Холодным утром солнце в дымке
Стоит столбом огня в дыму.
Я тоже, как на скверном снимке,
Совсем неотличим ему.
Пока оно из мглы не выйдет,
Блеснув за прудом на лугу,
Меня деревья плохо видят
На отдаленном берегу.
(«Заморозки»)

Яркое дробящееся отражение вечернего солнца в стеклах окна превращается в целую картину поступков зари:

И вот заря теряет стыд дочерний.
Разбив окно ударом каблука,
Она перелетает в руки черни
И на ее руках за облака.
(«Спекторский»)

Природа и человек меняются местами. Он пишет стихи для росы, дождя.

Когда ж трава, отряхиваясь, вскочит,
Кто мой испуг изобразит росе
В тот час, как загорланит первый кочет,
За ним другой, еще за этим – все?
(«Петухи»)

Изобразить, следовательно, надо для росы – роса наблюдает, смотрит, нуждается в стихах.
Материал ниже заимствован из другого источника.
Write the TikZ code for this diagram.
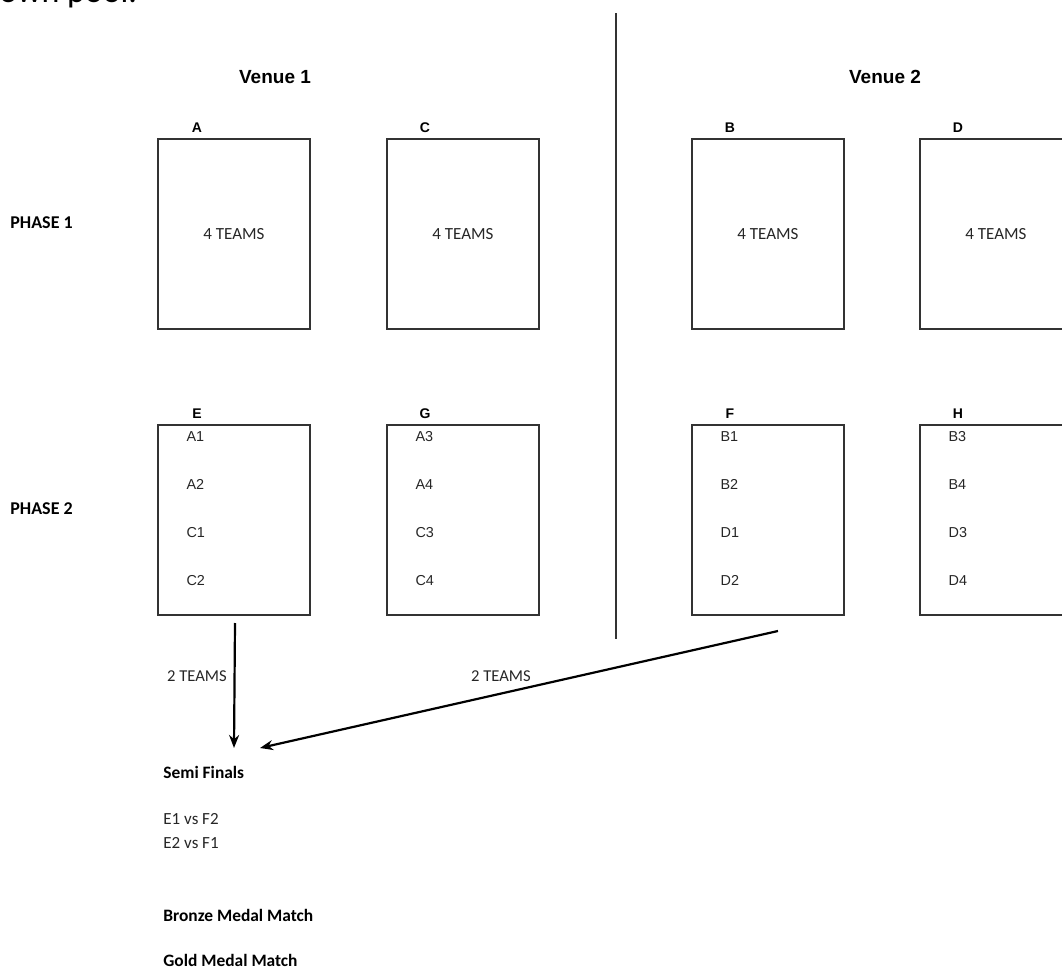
\documentclass[tikz,border=0pt]{standalone}
\usepackage{fontspec}
\setmainfont{Carlito}
\newfontfamily\arialfont{Liberation Sans}
\usetikzlibrary{arrows.meta}

\begin{document}
\begin{tikzpicture}[x=0.5pt, y=-0.5pt,
  pool/.style={draw=black!80, line width=0.8pt, minimum width=76pt, minimum height=95pt, inner sep=0pt, font=\fontsize{8.5}{10}\selectfont, text=black!85},
  poolname/.style={font=\arialfont\bfseries\fontsize{7}{8}\selectfont, inner sep=0pt},
  seed/.style={anchor=west, inner sep=0pt, font=\arialfont\fontsize{7.2}{8}\selectfont, text=black!85},
  heading/.style={font=\arialfont\bfseries\fontsize{9.5}{11}\selectfont, inner sep=0pt},
  phase/.style={anchor=west, inner sep=0pt, font=\bfseries\fontsize{9}{10}\selectfont},
  stage/.style={anchor=west, inner sep=0pt, font=\bfseries\fontsize{8.7}{10}\selectfont},
  pairing/.style={anchor=west, inner sep=0pt, font=\fontsize{8.5}{10}\selectfont, text=black!85},
  count/.style={inner sep=0pt, font=\fontsize{8.3}{10}\selectfont, text=black!85},
  feed/.style={line width=1.1pt, -{Stealth[length=6.5pt, width=5pt]}}]
\useasboundingbox (0,0) rectangle (1062,969);

% text cut off at the top of the page
\node[anchor=base west, inner sep=0pt, font=\fontsize{17}{20}\selectfont] (pooltext) at (-1,3) {own pool.};

% venues and divider
\node[heading] (V1) at (275,77) {Venue 1};
\node[heading] (V2) at (885,77) {Venue 2};
\coordinate (divtop) at (616,13);
\coordinate (divbot) at (616,639);
\draw[black!80, line width=1pt] (divtop) -- (divbot);

\node[phase] (P1) at (10,223) {PHASE 1};
\node[phase] (P2) at (10,509) {PHASE 2};

% phase 1 pools
\node[pool] (A) at (234,234) {4 TEAMS};
\node[pool] (C) at (463,234) {4 TEAMS};
\node[pool] (B) at (768,234) {4 TEAMS};
\node[pool] (D) at (996,234) {4 TEAMS};
\node[poolname] (lA) at (197,128) {A};
\node[poolname] (lC) at (425,128) {C};
\node[poolname] (lB) at (730,128) {B};
\node[poolname] (lD) at (958,128) {D};

% phase 2 pools
\node[pool] (E) at (234,520) {};
\node[pool] (G) at (463,520) {};
\node[pool] (F) at (768,520) {};
\node[pool] (H) at (996,520) {};
\node[poolname] (lE) at (197,414) {E};
\node[poolname] (lG) at (425,414) {G};
\node[poolname] (lF) at (730,414) {F};
\node[poolname] (lH) at (958,414) {H};
\foreach \p/\a/\b/\c/\d in {E/A1/A2/C1/C2, G/A3/A4/C3/C4, F/B1/B2/D1/D2, H/B3/B4/D3/D4} {
  \node[seed] (\p1) at ([xshift=14.5pt, yshift=-6pt]\p.north west) {\a};
  \node[seed] (\p2) at ([xshift=14.5pt, yshift=-30pt]\p.north west) {\b};
  \node[seed] (\p3) at ([xshift=14.5pt, yshift=-54pt]\p.north west) {\c};
  \node[seed] (\p4) at ([xshift=14.5pt, yshift=-78pt]\p.north west) {\d};
}

% finals
\node[stage] (semi) at (163,772) {Semi Finals};
\node[pairing] (sf1) at (163,819) {E1 vs F2};
\node[pairing] (sf2) at (163,843) {E2 vs F1};
\node[stage] (bronze) at (163,915) {Bronze Medal Match};
\node[stage] (gold) at (163,960) {Gold Medal Match};

\coordinate (outE) at (235,623);
\coordinate (outF) at (778,631);
\coordinate (inE) at (234,748);
\coordinate (inF) at (260,748);
\draw[feed] (outE) -- (inE);
\draw[feed] (outF) -- (inF);
\node[count] (tE) at (197,676) {2 TEAMS};
\node[count] (tF) at (501,676) {2 TEAMS};
\end{tikzpicture}
\end{document}
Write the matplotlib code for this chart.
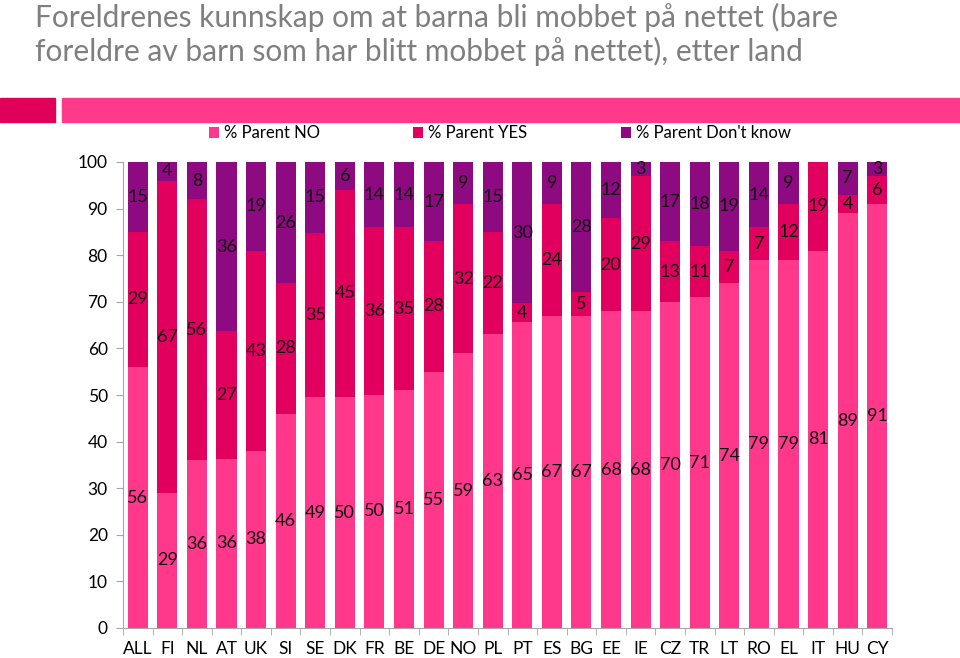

И то же ландыши:

Вас кто-то наблюдает снизу:
Сырой овраг сухим дождем
Росистых ландышей унизан.
(«Ландыши»)

Это непривычно, а потому и непонятно сразу. Творческое начало исходит от жизни: поэзия – лишь эхо жизни. Все в окружающем мире живо. Стихов ждет вся окружающая природа:

Одна оглядчивость пространства
Хотела от меня поэм;
Одна она ко мне пристрастна,
Я только ей не надоем.
(«Двадцать строф с предисловием»)

Природные явления наделены чувствами:

Разгневанно цветут каштаны.
(«Бальзак»)

Весь вещный, предметный мир – живой:

И знаться не хочет ни с кем
Железнодорожная насыпь.
(«Пространство»)

И этот вещный мир обладает характером, движется.

В поэзии Пастернака берут инициативу сами объекты описания. Именно они сами входят в поэзию, а не поэт их привлекает. Действительность становится поэзией, литературой, оформляется в литературные жанры, в литературную форму.

Зовите это как хотите,
Но все кругом одевший лес
Бежал, как повести развитье,
И сознавал свой интерес.
Он брал не фауной фазаньей,
Не сказочной осанкой скал, —
Он сам пленял, как описанье,
Он что-то знал и сообщал.
Он сам повествовал о плене
Вещей, вводимых не на час,
Он плыл отчетом поколений,
Служивших за сто лет до нас.
(«Волны»)

Поэтическое творчество становится сравнением:

Полет орла как ход рассказа...
(«Баллада»)

Действительность видится Пастернаку как литературное произведение, как книга, которую он читает: «...медленно перевертываясь, как прочитанная страница, полустанок скрывается из виду» («Охранная грамота», ч. 1; 1).

Восторг перед миром и его проявлениями – где бы они ни были: в искусстве, в действительности, в природе, в траве, в ветке... Он называет самого бога режиссером:

Так играл пред землей молодою
Одаренный один режиссер,
Что носился как дух над водою
И ребро сокрушенное тер.
И, протискавшись в мир из-за дисков
Наобум размещенных светил,
За дрожащую руку артистку
На дебют роковой выводил.

Есть много общего в творчестве Пастернака с творчеством П. Пикассо. Оба ощущают себя конденсаторами мировой энергии. В своем интервью с Кристианом Зервосом Пабло Пикассо говорил: «Художник – вместилище эмоций, которые приходят к нему со всех сторон: с неба, с земли, от клочка бумаги, от очертаний тени, от паутины»[1].

Природа повинуется поэзии. Даже время проходит быстрее или тише в зависимости от своего значения. Когда солдаты стреляют по безоружному народу 9 января 1905 года, выстрелы предшествуют команде; и Ленин появляется на трибуне раньше, чем он всходит на нее по ступенькам. Ожидание Ленина – это уже Ленин.

Все встали с мест, глазами втуне
Обшаривая крайний стол,
Как вдруг он вырос на трибуне,
И вырос раньше, чем вошел.

Пастернак так говорит о реалистичности искусства: «Оно реалистично там, где не само выдумало метафору, а нашло ее в природе и свято воспроизвело» («Охранная грамота», ч. 1; 7).